##### Supplied information #####
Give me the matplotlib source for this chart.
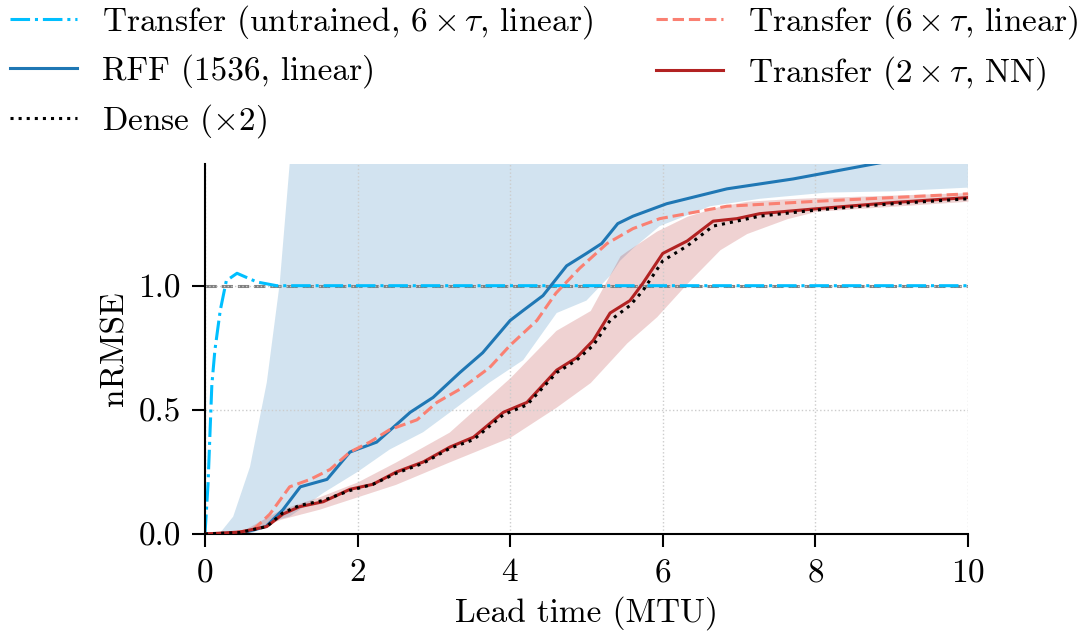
#####
##### Supplied information #####
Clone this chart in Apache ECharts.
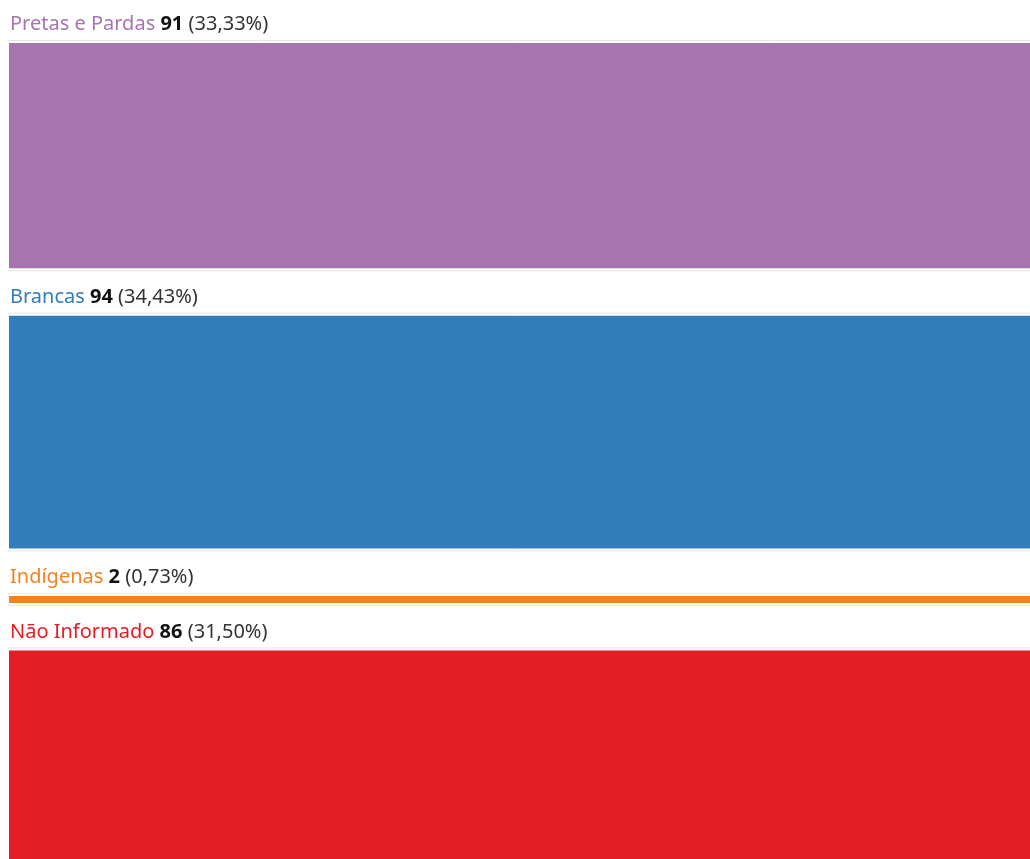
#####
##### Supplied information #####
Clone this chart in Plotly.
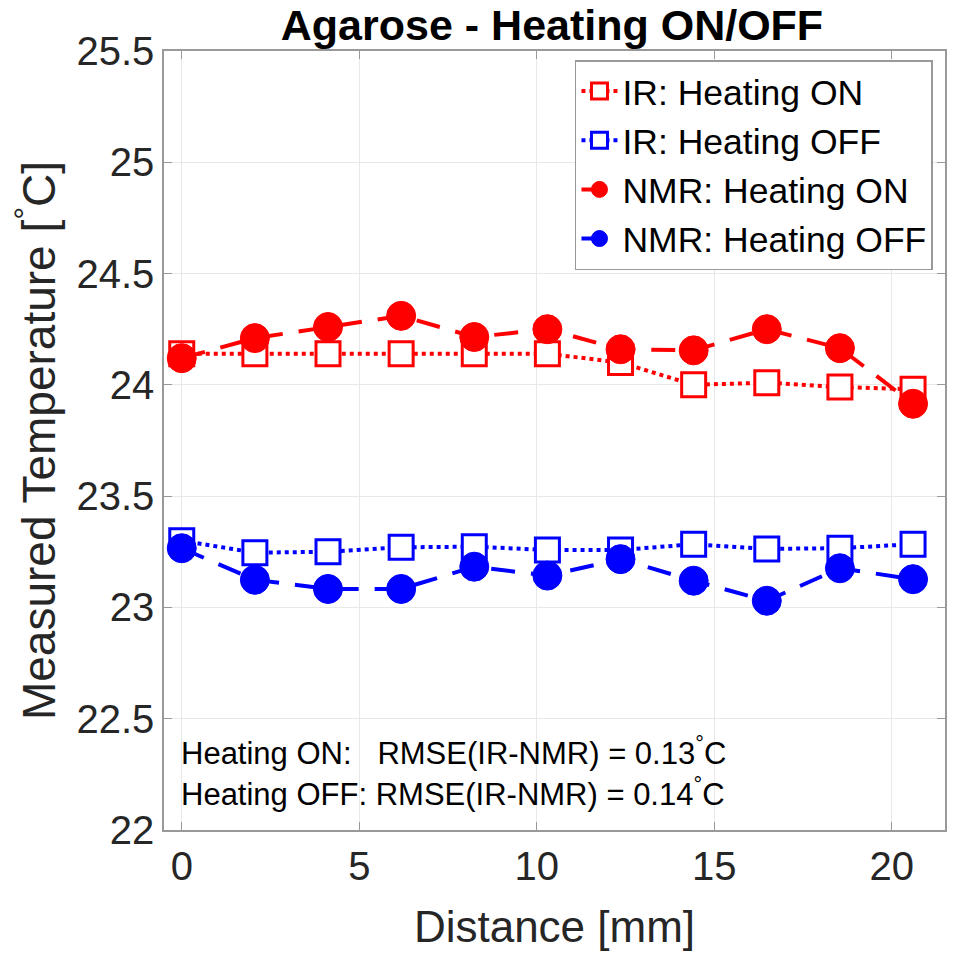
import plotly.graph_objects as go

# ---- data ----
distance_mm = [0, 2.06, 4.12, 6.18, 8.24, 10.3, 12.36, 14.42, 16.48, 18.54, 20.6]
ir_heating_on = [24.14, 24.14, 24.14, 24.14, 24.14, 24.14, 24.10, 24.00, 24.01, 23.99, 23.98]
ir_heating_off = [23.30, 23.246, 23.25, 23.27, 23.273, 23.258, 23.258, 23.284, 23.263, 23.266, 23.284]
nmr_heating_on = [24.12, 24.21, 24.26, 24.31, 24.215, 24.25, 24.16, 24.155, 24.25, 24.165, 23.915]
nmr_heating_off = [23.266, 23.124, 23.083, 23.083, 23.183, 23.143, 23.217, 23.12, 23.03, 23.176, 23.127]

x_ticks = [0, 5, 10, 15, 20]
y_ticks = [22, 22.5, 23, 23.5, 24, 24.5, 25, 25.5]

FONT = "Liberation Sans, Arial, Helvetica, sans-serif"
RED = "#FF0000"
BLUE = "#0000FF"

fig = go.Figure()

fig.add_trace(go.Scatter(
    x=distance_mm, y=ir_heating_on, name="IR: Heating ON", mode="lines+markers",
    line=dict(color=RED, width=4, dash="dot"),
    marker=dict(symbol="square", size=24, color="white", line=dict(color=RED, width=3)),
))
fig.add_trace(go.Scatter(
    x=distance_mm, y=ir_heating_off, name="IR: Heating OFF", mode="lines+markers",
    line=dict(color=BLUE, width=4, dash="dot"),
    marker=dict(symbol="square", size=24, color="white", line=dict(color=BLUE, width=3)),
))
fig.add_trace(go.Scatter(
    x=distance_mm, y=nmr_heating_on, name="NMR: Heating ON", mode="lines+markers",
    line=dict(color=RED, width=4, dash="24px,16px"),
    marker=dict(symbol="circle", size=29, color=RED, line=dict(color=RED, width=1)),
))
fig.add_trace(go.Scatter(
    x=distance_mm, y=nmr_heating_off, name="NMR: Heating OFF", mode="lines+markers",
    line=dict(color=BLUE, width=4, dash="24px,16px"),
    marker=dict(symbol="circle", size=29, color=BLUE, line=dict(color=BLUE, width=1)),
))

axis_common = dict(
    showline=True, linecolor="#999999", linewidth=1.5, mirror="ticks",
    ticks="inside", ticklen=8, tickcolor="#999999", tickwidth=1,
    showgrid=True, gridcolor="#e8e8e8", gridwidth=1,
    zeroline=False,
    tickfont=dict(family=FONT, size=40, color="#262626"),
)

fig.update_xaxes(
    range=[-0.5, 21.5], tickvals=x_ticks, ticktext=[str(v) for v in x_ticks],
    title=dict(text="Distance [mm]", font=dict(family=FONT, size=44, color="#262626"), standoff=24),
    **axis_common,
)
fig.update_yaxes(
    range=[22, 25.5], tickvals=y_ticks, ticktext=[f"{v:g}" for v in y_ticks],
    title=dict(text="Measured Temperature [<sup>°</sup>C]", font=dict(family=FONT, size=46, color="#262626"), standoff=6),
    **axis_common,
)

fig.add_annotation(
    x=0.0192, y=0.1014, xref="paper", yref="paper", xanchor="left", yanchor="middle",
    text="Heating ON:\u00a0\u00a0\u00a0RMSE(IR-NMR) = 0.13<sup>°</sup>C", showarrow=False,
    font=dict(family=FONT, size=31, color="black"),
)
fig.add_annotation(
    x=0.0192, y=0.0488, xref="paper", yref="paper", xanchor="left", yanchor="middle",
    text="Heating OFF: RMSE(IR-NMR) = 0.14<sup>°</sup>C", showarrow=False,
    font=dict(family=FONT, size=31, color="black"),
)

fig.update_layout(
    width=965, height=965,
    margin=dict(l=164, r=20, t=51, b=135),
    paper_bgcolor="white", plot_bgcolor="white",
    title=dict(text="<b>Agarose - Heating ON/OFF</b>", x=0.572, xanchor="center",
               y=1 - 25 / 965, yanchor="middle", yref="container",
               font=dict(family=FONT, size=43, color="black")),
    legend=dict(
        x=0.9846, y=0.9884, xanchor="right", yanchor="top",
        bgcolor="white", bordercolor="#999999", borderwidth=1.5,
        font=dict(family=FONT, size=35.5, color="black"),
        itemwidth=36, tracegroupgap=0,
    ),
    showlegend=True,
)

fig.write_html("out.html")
#####
▶ Directions:
Beginning with the line above that contains "Clone this chart in Plotly." and finishing with the line that contains "fig = go.Figure()", print those lines exactly and only. Skip all pictures.

▶ Finished task:
Clone this chart in Plotly.
import plotly.graph_objects as go

# ---- data ----
distance_mm = [0, 2.06, 4.12, 6.18, 8.24, 10.3, 12.36, 14.42, 16.48, 18.54, 20.6]
ir_heating_on = [24.14, 24.14, 24.14, 24.14, 24.14, 24.14, 24.10, 24.00, 24.01, 23.99, 23.98]
ir_heating_off = [23.30, 23.246, 23.25, 23.27, 23.273, 23.258, 23.258, 23.284, 23.263, 23.266, 23.284]
nmr_heating_on = [24.12, 24.21, 24.26, 24.31, 24.215, 24.25, 24.16, 24.155, 24.25, 24.165, 23.915]
nmr_heating_off = [23.266, 23.124, 23.083, 23.083, 23.183, 23.143, 23.217, 23.12, 23.03, 23.176, 23.127]

x_ticks = [0, 5, 10, 15, 20]
y_ticks = [22, 22.5, 23, 23.5, 24, 24.5, 25, 25.5]

FONT = "Liberation Sans, Arial, Helvetica, sans-serif"
RED = "#FF0000"
BLUE = "#0000FF"

fig = go.Figure()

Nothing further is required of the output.